- The Washington Times - Monday, September 16, 2002

SKOPJE, Macedonia Macedonian voters ousted the ruling VMRO party of Prime Minister Ljubco Georgievski yesterday as this troubled Balkan land took a major step toward democracy just a year after avoiding a civil war pitting ethnic Macedonians against a large Albanian minority.
Mr. Georgievski conceded last night to the Together for Macedonia coalition headed by Social Democratic Union leader Branko Crvenkovski. The nationalist government had been plagued by corruption and charges it took too hard a line on the country's ethnic problems.
In the race between ethnic Albanian parties, the Democratic Party of Albania, the junior partner in the government, also acknowledged defeat to the Union for Democratic Integration, headed by former Albanian rebel leader Ali Ahmeti.
"Macedonia has won. The people have won. We will work from our heart," Mr. Crvenkovski, a former prime minister, said last night.
While there were seven killings in the weeks leading up to the election, including the shooting of three policemen, there were comparatively few violent incidents yesterday, according to international observers.

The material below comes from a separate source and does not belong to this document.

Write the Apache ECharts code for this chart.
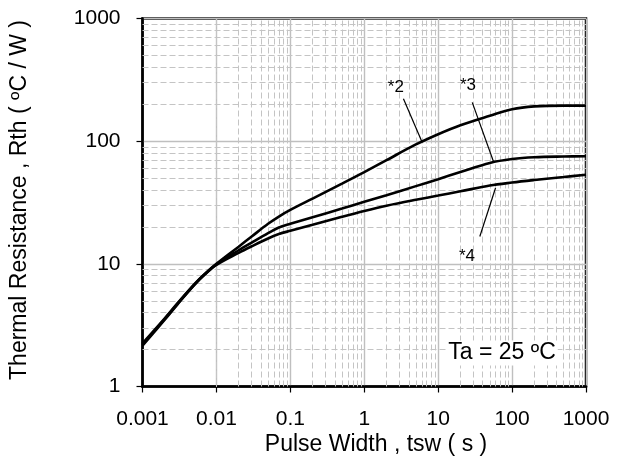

"The relative lack of violence and also the effective conduct of the Macedonian State Election Commission is indicative that democracy is taking seed here," said George A. Folsom, president of the International Republican Institute, a Washington-based nonprofit organization.
Some Western diplomats, as well as local leaders, had feared that the election would spark renewed violence between Macedonia's Eastern Orthodox population and its ethnic Albanian, mostly Muslim minority, roughly one-third of the landlocked country's 2 million people.
The election, the fourth in this young democracy's 11-year history, will determine control of the 120-seat parliament. Turnout was more than 70 percent, higher than expected.
There were relatively few reports of violence by the time voting closed. Final vote tallies are expected today.